A horror short lives or dies by a handful of simple, clear criteria. They operate similarly to one-act plays or comedy routines. Go in with an immediately accessible game or leave with a memorable sharp stinger. A game means rules and horror audiences love the cruel puzzle of bending, breaking, and submitting to the rules of a good scary story. Play by the rules and you get Crypt TV’s Look-See series and David Sandberg’s Lights Out. The latest in this proud tradition is the subtle and strange short, Ryan Graff’s Black Moon.
Graff’s short takes its inspiration from an unusual phenomenon: two new moons in one month. This summer played host to one of the rare occurrences in long-ago July. These “black moons,” according to Graff’s short, create ideal circumstances for supernatural events.
These black moons become holes to fall into, portals to go through, and places never to return from. Graff takes this connection literally and sets his short in a literal tunnel, where the sound of a crying girl lures an unsuspecting woman (Fabienne Tournet) inside. At the beginning and at the end are deep voids with nothing but a tunnel of horrors connecting them. It’s no coincidence that Graff’s short also begins and ends with black screens.
When we enter the tunnel with her, we immediately know, as she does, that things aren’t what they seem. Soon our leading lady is trapped in the tunnel, bookended by two black moons and far from anything resembling safety. There’s more than a crying girl in there with her; there’s something snarling, dangerous, and hungry.
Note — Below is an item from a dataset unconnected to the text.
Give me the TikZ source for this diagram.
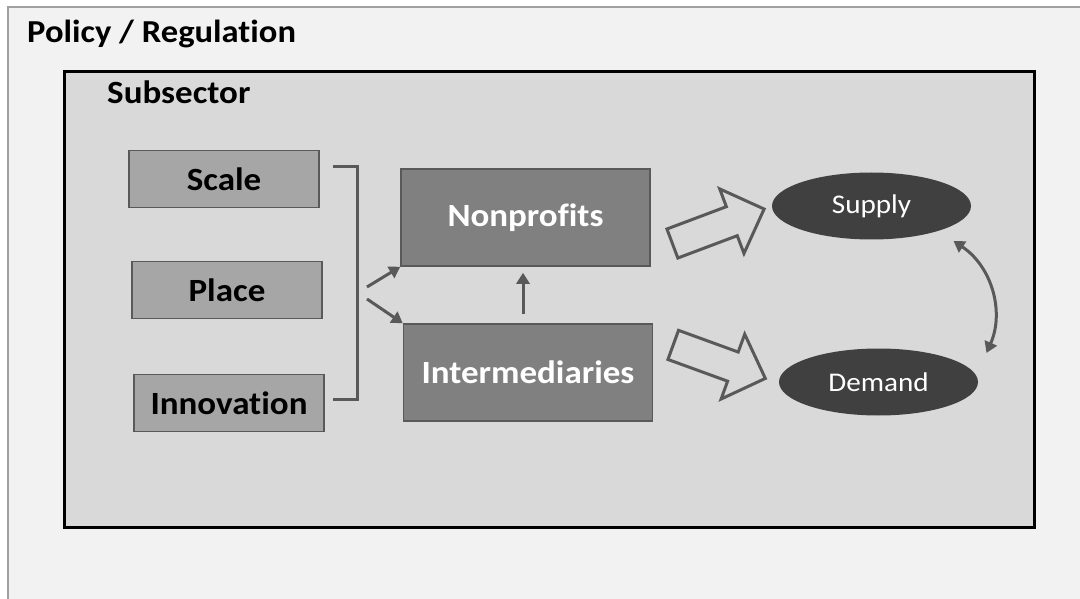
\documentclass[tikz,border=0pt]{standalone}
\usepackage{fontspec}
\setmainfont[Ligatures=NoCommon, FakeStretch=1.08]{Carlito}
\usetikzlibrary{shapes,arrows.meta,positioning,calc}

\definecolor{policybg}{HTML}{F2F2F2}
\definecolor{policyline}{HTML}{A0A0A0}
\definecolor{subbg}{HTML}{D9D9D9}
\definecolor{factorfill}{HTML}{A6A6A6}
\definecolor{actorfill}{HTML}{808080}
\definecolor{marketfill}{HTML}{404040}
\definecolor{linkgray}{HTML}{595959}

\begin{document}
\begin{tikzpicture}[x=1pt,y=-1pt,
    factor/.style={draw=linkgray, line width=1.5pt, fill=factorfill, minimum width=190pt, minimum height=57pt, inner sep=0pt, font=\fontsize{32.4}{34}\selectfont\bfseries},
    actor/.style={draw=linkgray, line width=1.5pt, fill=actorfill, text=white, minimum width=249pt, minimum height=97pt, inner sep=0pt, font=\fontsize{32.4}{34}\selectfont\bfseries},
    market/.style={ellipse, fill=marketfill, text=white, minimum width=199pt, minimum height=67pt, inner sep=0pt, font=\fontsize{27}{29}\selectfont},
    link/.style={draw=linkgray, line width=3pt, -{Triangle[length=11pt,width=13pt]}},
    bigarrow/.style={single arrow, draw=linkgray, line width=3pt, minimum height=98pt, inner xsep=0pt, inner ysep=14pt, single arrow head extend=19pt}]
    \useasboundingbox (0,0) rectangle (1080,599);

    % Frames
    \begin{scope}
        \clip (0,0) rectangle (1080,599);
        \draw[policyline, fill=policybg, line width=1.5pt] (8,7) rectangle (1095,612);
    \end{scope}
    \draw[black, fill=subbg, line width=3pt] (64,72) rectangle (1034,527);
    \node[anchor=base west, inner sep=0pt, font=\fontsize{32}{34}\selectfont\bfseries] (pol) at (27,43) {Policy / Regulation};
    \node[anchor=base west, inner sep=0pt, font=\fontsize{32.4}{34}\selectfont\bfseries] (sub) at (107,104) {Subsector};

    % Factors
    \node[factor] (sc) at (224,179) {Scale};
    \node[factor] (pl) at (227,290) {Place};
    \node[factor] (in) at (229,403) {Innovation};
    \draw[linkgray, line width=3pt] (333,167) -- (357,167) -- (357,399) -- (333,399);
    \coordinate (brk) at (367,293);

    % Actors
    \node[actor] (np) at (525.5,217.5) {Nonprofits};
    \node[actor] (im) at (528,372.5) {Intermediaries};
    \draw[link] ($(brk)+(0,-6)$) -- (np.south west);
    \draw[link] ($(brk)+(0,6)$) -- (im.north west);
    \draw[link, shorten <=9pt, shorten >=6pt] ($(im.north)+(-5,0)$) -- ($(np.south)+(-2.5,0)$);

    % Markets
    \node[market] (sup) at (871.5,206) {Supply};
    \node[market] (dem) at (878.5,382) {Demand};
    \node[bigarrow, rotate=20.6] (toSup) at (711,229) {};
    \node[bigarrow, rotate=-20] (toDem) at (712,359) {};
    \draw[draw=linkgray, line width=3pt, {Triangle[length=11pt,width=13pt]}-{Triangle[length=11pt,width=13pt]}]
        ($(sup)+(82,35)$) to[bend left=40] ($(dem)+(108,-29)$);
\end{tikzpicture}
\end{document}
What really lifts “Black Moon” above other shorts is the expert composition. Wrapping your short around a never-ending tunnel gimmick presents all kinds of risk. It’s a few false steps away from being corny or too difficult to portray, but Ryan Graff’s camera and direction make the tunnel feel endless in a believable, unsettling way. The sound design bounces the protagonists clopping shoes around the frame, acting as a kind of cinematic heartbeat. As tension mounts, the character runs, and the clips and clops intensify until we fear the worst. Graff takes nine minutes and turns them into a lifetime, then cuts it short with a cinematic heart attack.
The ending, without spoilers, is a cruel little joke that we laugh at with the filmmakers. Having been through the harrowing nine minutes of brutal, futile, atmosphere, we know better than the film and congratulate ourselves. Black Moon is a well-crafted exhibition of a single scare, the definitive approach to scary short filmmaking.